To me there’s just so much juice in there. At this point I don’t question it and I just let the richness of these influences just kind of do their thing to me. My obsession is with pictures, images. A single comic has hundreds to take in, and that’s impossible to resist. Sammy Harkham found a Manny Farber quote:

““The rococo, squiggling composition of the average comic strip is too intricate, difficult, & unorthodox for cultured eyes grown lazy on the flaccid drawing-with-color technique & the pillow-like form of modern painting.”

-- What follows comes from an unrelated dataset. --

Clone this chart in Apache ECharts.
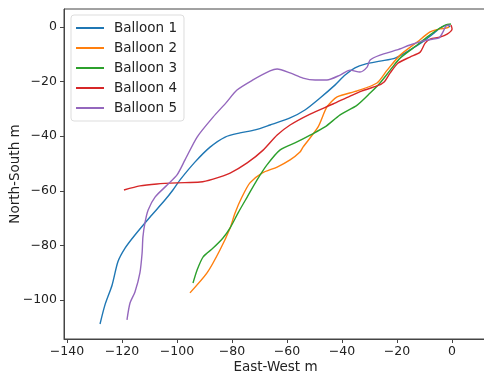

In addition to your paintings, you also host the podcast Mess Museum and have a well maintained and long running tumblr, both with a focus on illustration. Do you feel these extensions of yourself work to show appreciation for an underserved medium, or do you see them simply as labors of love?

My tumblr is my favorite place on the internet. I usually view it in archive view and just click through different months and find images I’d forgotten about. I like the constellation/nebula effect all the different constituent posts add up to. Someone, I can’t remember who, compared the tumblr blog format to decorating the inside of your locker. It’s very potent for me.

The podcast runs on similar impulses, putting disparate ideas together and doing research, and just joking around. If both projects concern illustration it’s just because that’s what I’m thinking about. Illustration history definitely doesn’t see the kind of deep research and museum presence that it should, though.